While concerns like these are evident in the works of a number of the photographs included in the two shows, significantly, hardly any of these women artists moved beyond the immediate reality of their own (white) middle class experience. Indeed, although Dorothee Kreutzfeldt seeks to engage the often very harsh but always evocatively poignant realities of contemporary life in the greater Johannesburg area, and Sue Williamson finds that it is only possible for a woman to enter the male world of Cairo nightlife if she is a complete outsider, by and large the photographs contained in these two exhibitions reflect preoccupations that are far removed from the lived realities of the majority of South African women today.
In pointing to this fact, my intention is certainly not to devalue the aims of the photographers who participated in the two exhibitions, or to suggest that they should accept a greater political responsibility, or provide a politically more 'correct' take on the history of representation in South Africa. Rather, it is to highlight both the specificity of their concerns and the remarkable quality of nostalgia that seems to characterise the projects of many of the participants. It is an extraordinary fact that several of these artists provide glimpses into the now forgotten worlds once occupied by their parents and grandparents.
Although never overt, the widespread interest in issues of gender and sexuality in both exhibitions high-lights the increasingly problematic relationship between physical appearance and the desirability in (Western) society. This anxious relationship is reflected, most obviously, but by no means only, in Claire Breukel's photomontages of her mother and grandmother, as well as in the photographs of Tracy Lindner Gander. The latter photographer (together with Arnold Erasmus) presents a document of "the pregnant body during the last six weeks of pregnancy". According to Lindner Gander, this changing (pregnant) body "signifies shifts of identity from individual to that of mother and parent". Breukel meanwhile reconfigures images of "once youthful figures" in a nostalgic search for a feminine identity that seeks to transcend prescriptive social norms but, sadly, seems incapable of escaping them. Similar issues are raised by Jillian Lochner's manipulated images of a Barbie doll enacting scenes reminiscent of those performed by naked women in striptease clubs. But in this case the stark setting and harsh lighting suggest an inescapably depressing sense of loss and alienation.

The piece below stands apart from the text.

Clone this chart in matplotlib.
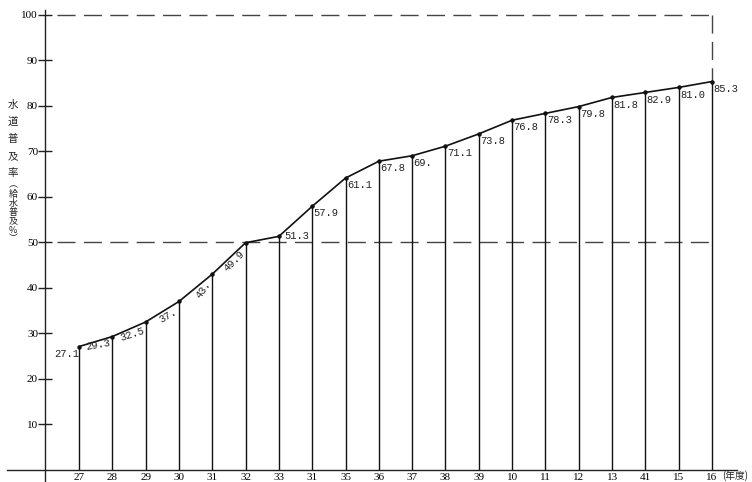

Although apparently essential, even eternal, these images of women struggling to come to terms with their own (mediated) sexuality, is bellied by the voluptuous cheesecake soft-porn colour photographs that Jean Brundrit's grandfather collected on a trip to Europe in the 1950s. These form part of the Sweet Nothings exhibition. It is an entirely apt tribute to the later exhibition that one of these coyly available images of feminine sexuality - reminiscent of photographs documenting 1950s icons like Marilyn Monroe - was chosen for the cover of the modest catalogue produced to accompany that show. For, like the work of several other photographers included in both exhibitions, this found image draws attention to the fact that ideals of feminine beauty (and appropriate behaviour) are subject to constant renegotiation and redefinition.
The interest in found objects, including found photographs, evident in the work of a number of the photographers from the two shows, provides what in some ways could be seen as a key to understanding the complex political role photography has come to play in contemporary society. Always alert to the medium's voyeuristic potential, some of the photographers actively avoid the human subject; alternatively, they present people seen through the lens of other photographers or, as in the case of Katherine Bull's work, through the grainy, smudged images produced on a mobile phone in the hazy artificial light cast by street and other lamps at night.
Here, and elsewhere in these two exhibitions, the photographer's self-conscious attention to how images can be, and are mediated encourages the viewer to take seriously even those images that seem otherwise to be quite light-hearted in intention.